Obviously, i feel that the guy was not required to change seats, but that it would have been the classy and kind thing to do. I certainly would have done it if i had been asked.


So you don't think he was required to, but you think he's a jerk for not doing it. Like you said, you don't know how much he paid for his seat, you also don't know why the extra leg room is important to him. It's not wrong of you to have asked, but you shouldn't think someone's a jerk for saying no. You are all adults and it's a short flight, so who really cares?
Anonymous
Anonymous wrote:
Anonymous wrote:I don't think OP was a jerk, but she probably came across as one to her seat mate.
With all the stupid changes the airlines does now by charging extra for aisle and window seats, or even by what section of COACH you are in, makes it much harder for people to be accommodating to seat switching.
Heck, even if OP did luck into a great seat, why should she make herself unhappy with a crappier seat to make them happy?


This is actually a huge subject of debate in philosophy: is the "right thing to do" what makes me happiest? Or is the "right thing to do" the thing that gives the greatest total happiness to the greatest number of people? (Well that's a gross oversimplification, but it'll do for now.) Sometimes it's not just about "me," it's also about the greater good.

So I don't think OP was a jerk. But PP's argument, that "I've got it and you can't have it" seems like the wrong approach, to me. And a bad foundation for society.


huh?
Anonymous
Anonymous wrote:OP here. In order to answer tge question many are aaking about whether I paid extra for the seat, i have to reveal that i was the pregnant lady in this scenario. I framed the post differently to avoid the nastiness and ridicule about me being nervous as a FTM on my first flight pregnant, and wanting to sit next to DH.
So, i dont know if the guy paid extra for the seat but I didn't -- i iust "lucked into it," as a PP said. So perhaps he did, too.

Also, as soon as we realized that we were not seated totether, we tried to change it at both check-in AND at the gate, and both times we were advised to just ask a fellow passenger to switch.

Obviously, i feel that the guy was not required to change seats, but that it would have been the classy and kind thing to do.
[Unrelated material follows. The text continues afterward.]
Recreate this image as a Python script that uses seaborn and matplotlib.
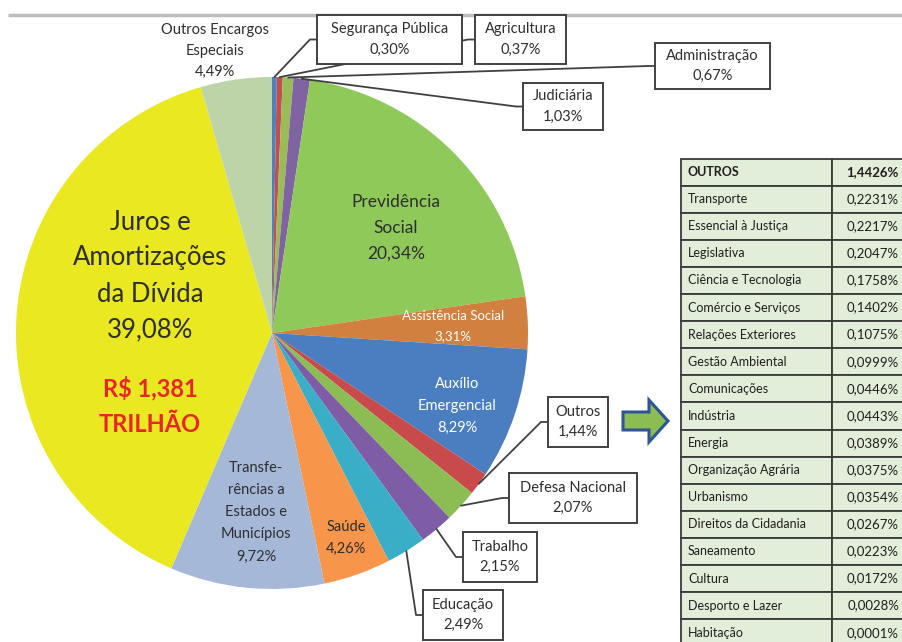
import numpy as np
import seaborn as sns
import matplotlib.pyplot as plt
from matplotlib.patches import Rectangle, FancyArrow

# fatias do gráfico (sentido horário a partir do topo)
sectors = ["Segurança Pública", "Agricultura", "Administração", "Judiciária",
           "Previdência Social", "Assistência Social", "Auxílio Emergencial",
           "Outros", "Defesa Nacional", "Trabalho", "Educação", "Saúde",
           "Transferências a Estados e Municípios",
           "Juros e Amortizações da Dívida", "Outros Encargos Especiais"]
shares = [0.30, 0.37, 0.67, 1.03, 20.34, 3.31, 8.29, 1.44, 2.07, 2.15,
          2.49, 4.26, 9.72, 39.08, 4.49]
sector_colors = ["#4F81BD", "#C0504D", "#9BBB59", "#8064A2", "#8FC95A",
                 "#D2803F", "#4A7EC1", "#C94A4A", "#8CBC54", "#7E5DA6",
                 "#3BAEC7", "#F7954A", "#A6B8D8", "#EAE820", "#BDD3A8"]

# tabela "OUTROS"
others_total = 1.4426
others_items = ["Transporte", "Essencial à Justiça", "Legislativa",
                "Ciência e Tecnologia", "Comércio e Serviços",
                "Relações Exteriores", "Gestão Ambiental", "Comunicações",
                "Indústria", "Energia", "Organização Agrária", "Urbanismo",
                "Direitos da Cidadania", "Saneamento", "Cultura",
                "Desporto e Lazer", "Habitação"]
others_shares = [0.2231, 0.2217, 0.2047, 0.1758, 0.1402, 0.1075, 0.0999,
                 0.0446, 0.0443, 0.0389, 0.0375, 0.0354, 0.0267, 0.0223,
                 0.0172, 0.0028, 0.0001]


def pct(v, d=2):
    return f"{v:.{d}f}".replace(".", ",") + "%"


sns.set_theme(style="white")
plt.rcParams['font.family'] = ['Lato', 'DejaVu Sans']
txt = "#2E2E2E"

W, H = 902, 642
fig = plt.figure(figsize=(W / 100, H / 100), dpi=100)
ax = fig.add_axes([0, 0, 1, 1])

cx, cy, r = 272, 333, 256
wedges, _ = ax.pie(shares, colors=sector_colors, startangle=270,
                   counterclock=True, center=(cx, cy), radius=r,
                   wedgeprops=dict(linewidth=0))
ax.set_xlim(0, W)
ax.set_ylim(H, 0)
ax.set_aspect("equal")
ax.axis("off")

# linha cinza no topo
ax.plot([8, W], [15, 15], color="#BDBDBD", lw=2.5, solid_capstyle="butt")

# rótulos internos
inside = {
    13: (150, 276, ["Juros e", "Amortizações", "da Dívida", pct(shares[13])], 18.5, txt, 36),
    4: (396, 228, ["Previdência", "Social", pct(shares[4])], 12.5, txt, 26),
    5: (453, 326, ["Assistência Social", pct(shares[5])], 9.5, "white", 21),
    6: (457, 406, ["Auxílio", "Emergencial", pct(shares[6])], 10.5, "white", 21.5),
    12: (256, 512, ["Transfe-", "rências a", "Estados e", "Municípios", pct(shares[12])], 10.5, txt, 22.2),
    11: (346, 538, ["Saúde", pct(shares[11])], 10.5, txt, 22),
    14: (215, 51, ["Outros Encargos", "Especiais", pct(shares[14])], 10.5, txt, 21),
}
for i, (x, y, lines, fs, col, lh) in inside.items():
    n = len(lines)
    for k, line in enumerate(lines):
        ax.text(x, y + (k - (n - 1) / 2) * lh, line, ha="center", va="center",
                fontsize=fs, color=col)

ax.text(150, 388, "R$ 1,381", ha="center", va="center", fontsize=17,
        fontweight="bold", color="#E8262A")
ax.text(150, 424, "TRILHÃO", ha="center", va="center", fontsize=17,
        fontweight="bold", color="#E8262A")

# caixas com linhas de chamada: índice -> (x0, y0, x1, y1)
callouts = {
    0: (317, 15, 462, 64),
    1: (475, 15, 566, 64),
    2: (655, 43, 770, 89),
    3: (523, 83, 603, 130),
    7: (548, 397, 608, 447),
    8: (509, 473, 637, 523),
    9: (463, 532, 537, 582),
    10: (423, 590, 503, 640),
}
for i, (x0, y0, x1, y1) in callouts.items():
    w = wedges[i]
    th = np.deg2rad((w.theta1 + w.theta2) / 2)
    ex, ey = cx + r * np.cos(th), cy + r * np.sin(th)
    my = (y0 + y1) / 2
    ax.plot([ex, x0 - 7, x0], [ey, my, my], color="#404040", lw=1.3, zorder=3)
    ax.add_patch(Rectangle((x0, y0), x1 - x0, y1 - y0, fc="white",
                           ec="#404040", lw=1.4, zorder=4))
    name = sectors[i]
    ax.text((x0 + x1) / 2, my - 10, name, ha="center", va="center",
            fontsize=10.5, color=txt, zorder=5)
    ax.text((x0 + x1) / 2, my + 10, pct(shares[i]), ha="center", va="center",
            fontsize=10.5, color=txt, zorder=5)

# seta
ax.add_patch(FancyArrow(623, 421, 45, 0, width=18, head_width=42,
                        head_length=19, length_includes_head=True,
                        fc="#8CBC54", ec="#2F5597", lw=2.2))

# tabela
rows = ["OUTROS"] + others_items
vals = [others_total] + others_shares
top, rh, xl, xd = 158.5, 27.1, 681, 832
for k, (name, v) in enumerate(zip(rows, vals)):
    y0 = top + k * rh
    for xa, wd in [(xl, xd - xl), (xd, 120)]:
        ax.add_patch(Rectangle((xa, y0), wd, rh, fc="#E2EED9", ec="#3A3A3A",
                               lw=1.3))
    bold = "bold" if k == 0 else "normal"
    ax.text(xl + 7, y0 + rh / 2, name, ha="left", va="center", fontsize=9,
            color="#1E1E1E", fontweight=bold)
    ax.text(899, y0 + rh / 2, pct(v, 4), ha="right", va="center", fontsize=9.5,
            color="#1E1E1E", fontweight=bold)

fig.savefig("out.png", dpi=100, facecolor="white")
I certainly would have done it if i had been asked.


Why didn't you get assigned seats when you bought the tickets?
Anonymous
No . . . The classy thing to do would have been to choose other options and to allow the gentleman next to you to sit peacefully during his two hour flight.

The classy thing to do would have been to exercise your options and not to have burdened the man beside you. You could have made your flight reservations well enough in advance that your seats would have been together. You could have upgraded to first class and sat together or you could have waited for a later flight. Or today you could demonstrate some class yourself and recognize that you had other options in which you didn't choose and you could stop blaming others for your sense of entitlement.